Möchten wir nicht nur unsere Anliegen vor Ihn bringen, sondern auch auf Seine Antwort achten! Wir sollen nicht nur allezeit beten, sondern auch in demselben wachen. Es liegt so in uns, alles selbst einfädeln zu wollen, statt die Dinge Ihm zu überlassen. Der Herr sagt: „Seid um nichts besorgt, sondern in allem lasset durch Gebet und Flehen mit Danksagung eure Anliegen vor Gott kund werden.“ (Phil 4,6). Nichts ist für Ihn zu klein, es zu beachten, und nichts ist zu alltäglich, um es Gott nicht sagen zu können, seien es die Dinge des Werkes des Herrn, der Familie oder des Geschäftes usw. Welche Gnade, daß Gott uns zu solchem nahen Verkehr mit Sich ermuntert, mit Ihm alle unsere Gedanken und Anliegen auszutauschen. Aber lassen wir uns auch bewahren, es etwa mit einem Herzen des Probierens zu tun, ob und wie Er antworten wird, sondern vielmehr in wahrer Abhängigkeit mit dem Herzen des Glaubens; unser Gewinn wird groß sein.

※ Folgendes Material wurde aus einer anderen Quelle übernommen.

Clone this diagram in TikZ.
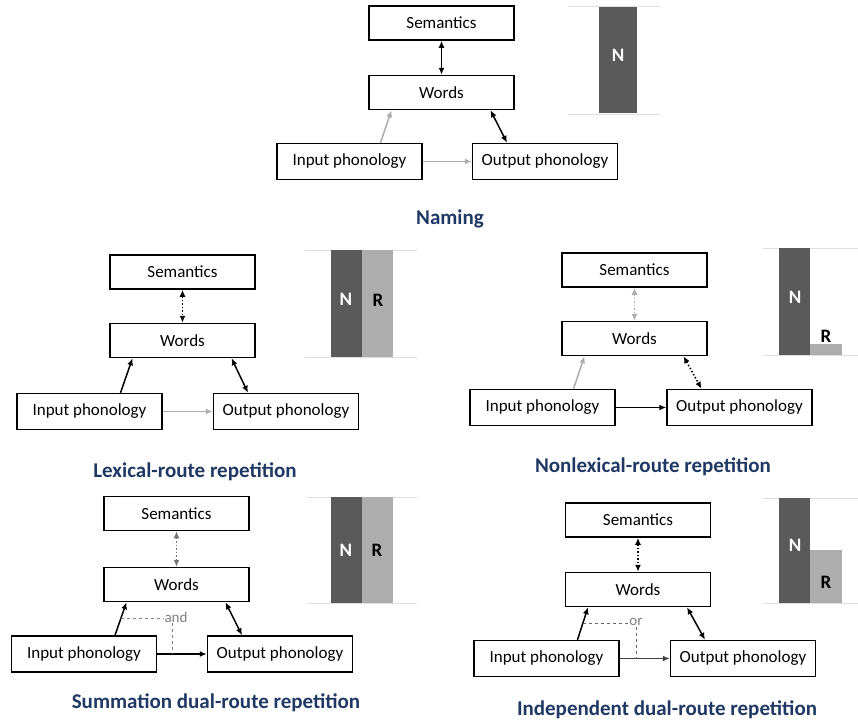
\documentclass[tikz,border=0pt]{standalone}
\usepackage{fontspec}
\setmainfont{Carlito}
\usetikzlibrary{arrows.meta}

\definecolor{navy}{RGB}{32,56,100}
\definecolor{barN}{RGB}{90,90,90}
\definecolor{barR}{RGB}{173,173,173}
\definecolor{gridgray}{RGB}{222,222,222}
\definecolor{weak}{RGB}{172,172,172}

\tikzset{
  box/.style={draw, line width=1.5pt, minimum width=145pt, minimum height=34pt,
    inner sep=0pt, font=\fontsize{17}{20}\selectfont},
  phon/.style={box, minimum height=36pt},
  link/.style={line width=1.5pt},
  weaklink/.style={link, draw=weak},
  paneltitle/.style={anchor=base, text=navy, font=\fontsize{21}{24}\selectfont\bfseries},
  barlabel/.style={font=\fontsize{19}{22}\selectfont\bfseries},
  note/.style={inner sep=1pt, font=\fontsize{15}{18}\selectfont},
  gridline/.style={draw=gridgray, line width=1pt}
}

\begin{document}
\begin{tikzpicture}[x=1pt, y=-1pt, >={Latex[length=7pt,width=6pt]}]
\useasboundingbox (0,0) rectangle (858,723);

% ---- naming (top) ----
\node[box] (semA) at (441.5,23) {Semantics};
\node[box] (wrdA) at (441.5,92.5) {Words};
\node[phon] (inA) at (349.5,161.5) {Input phonology};
\node[phon] (outA) at (545,161.5) {Output phonology};

\draw[link,<->] (semA) -- (wrdA);
\draw[weaklink,->] ([xshift=31pt]inA.north) -- ([xshift=-50pt]wrdA.south);
\draw[link,<->] ([xshift=49pt]wrdA.south) -- ([xshift=-38pt]outA.north);
\draw[weaklink,->] (inA) -- (outA);

% the bar
\draw[gridline] (568,6) -- (660,6);
\fill[barN] (599,7) rectangle (637,113);
\draw[gridline] (568,114) -- (660,114);
\node[barlabel, text=white] (nA) at (618,55) {N};

\node[paneltitle] (tA) at (450,224) {Naming};

% ---- lexical route ----
\node[box] (semB) at (182.5,272) {Semantics};
\node[box] (wrdB) at (182.5,340.5) {Words};
\node[phon] (inB) at (89.5,411.5) {Input phonology};
\node[phon] (outB) at (286,411.5) {Output phonology};

\draw[link,<->,dotted] (semB) -- (wrdB);
\draw[link,->] ([xshift=31pt]inB.north) -- ([xshift=-50pt]wrdB.south);
\draw[link,<->] ([xshift=49pt]wrdB.south) -- ([xshift=-38pt]outB.north);
\draw[weaklink,->] (inB) -- (outB);

\draw[gridline] (305,250) -- (417,250);
\fill[barN] (331,250) rectangle (362,357);
\fill[barR] (362,250) rectangle (393,357);
\draw[gridline] (305,357.5) -- (417,357.5);
\node[barlabel, text=white] (nB) at (346,299) {N};
\node[barlabel] (rB) at (378,300) {R};

\node[paneltitle] (tB) at (195,477) {Lexical-route repetition};

% ---- nonlexical route ----
\node[box] (semC) at (634.5,270) {Semantics};
\node[box] (wrdC) at (634.5,338.5) {Words};
\node[phon] (inC) at (542.5,407.5) {Input phonology};
\node[phon] (outC) at (739.5,407.5) {Output phonology};

\draw[weaklink,<->,dotted] (semC) -- (wrdC);
\draw[weaklink,->] ([xshift=31pt]inC.north) -- ([xshift=-50pt]wrdC.south);
\draw[link,<->,dotted] ([xshift=49pt]wrdC.south) -- ([xshift=-38pt]outC.north);
\draw[link,->] (inC) -- (outC);

\draw[gridline] (763,248) -- (858,248);
\fill[barN] (779,248) rectangle (810,355);
\fill[barR] (810,344) rectangle (842,355);
\draw[gridline] (763,355.5) -- (858,355.5);
\node[barlabel, text=white] (nC) at (795,297) {N};
\node[barlabel] (rC) at (826,336) {R};

\node[paneltitle] (tC) at (653,472) {Nonlexical-route repetition};

% ---- summation dual route ----
\node[box] (semD) at (176.5,513.5) {Semantics};
\node[box] (wrdD) at (176.5,584.5) {Words};
\node[phon] (inD) at (84,654) {Input phonology};
\node[phon] (outD) at (280,654) {Output phonology};

\draw[weaklink,<->,dotted,draw=black!55] (semD) -- (wrdD);
\draw[link,->] ([xshift=31pt]inD.north) -- coordinate[pos=0.5] (mD) ([xshift=-50pt]wrdD.south);
\draw[link,<->] ([xshift=49pt]wrdD.south) -- ([xshift=-38pt]outD.north);
\draw[link,->] (inD) -- coordinate[pos=0.31] (hD) (outD);

% "and" joins both routes
\node[note, text=gray] (andD) at (176,617) {and};
\draw[dashed, gray, line width=1pt] (mD) -- (mD -| andD.west);
\draw[dashed, gray, line width=1pt] (hD |- andD.south) -- (hD);

\draw[gridline] (307,497) -- (417,497);
\fill[barN] (331,497) rectangle (362,603);
\fill[barR] (362,497) rectangle (393,603);
\draw[gridline] (307,603.5) -- (417,603.5);
\node[barlabel, text=white] (nD) at (346,550) {N};
\node[barlabel] (rD) at (377,550) {R};

\node[paneltitle] (tD) at (216,708) {Summation dual-route repetition};

% ---- independent dual route ----
\node[box] (semE) at (638,520) {Semantics};
\node[box] (wrdE) at (638,589.5) {Words};
\node[phon] (inE) at (546.5,658.5) {Input phonology};
\node[phon] (outE) at (743,658.5) {Output phonology};

\draw[link,<->,dotted] (semE) -- (wrdE);
\draw[link,->] ([xshift=31pt]inE.north) -- coordinate[pos=0.51] (mE) ([xshift=-50pt]wrdE.south);
\draw[link,<->] ([xshift=49pt]wrdE.south) -- ([xshift=-38pt]outE.north);
\draw[link,->,draw=black!75] (inE) -- coordinate[pos=0.33] (hE) (outE);

% "or" separates the routes
\node[note, text=gray] (orE) at (636,622) {or};
\draw[dashed, black!60, line width=1pt] (mE) -- (mE -| orE.west);
\draw[dashed, black!60, line width=1pt] (hE |- orE.south) -- (hE);

\draw[gridline] (763,498) -- (858,498);
\fill[barN] (779,498) rectangle (810,603);
\fill[barR] (810,550) rectangle (842,603);
\draw[gridline] (763,603.5) -- (858,603.5);
\node[barlabel, text=white] (nE) at (795,545) {N};
\node[barlabel] (rE) at (826,582) {R};

\node[paneltitle] (tE) at (667,715) {Independent dual-route repetition};

\end{tikzpicture}
\end{document}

Laßt uns in unseren Gebeten nüchtern und einfach sein! Nicht das lange, mit Worten geschmückte Gebet ist es, das Gott gefällt, sondern das, das aus dem Herzen des Glaubens zu Ihm emporsteigt. Ist das Herz rein, die Absicht recht, so mag unsere Ausdrucksweise mangelhaft sein, Gott versteht's. Ja, Gott versteht das Gebet des Herzens selbst dann, wenn auch vor Schmerz und Kummer die Lippen schweigen. Er versteht das Seufzen und den Schrei der Seele. Er sagt: „Ehe sie rufen, werde Ich antworten; während sie noch reden, werde Ich hören“ (Jes 65,24).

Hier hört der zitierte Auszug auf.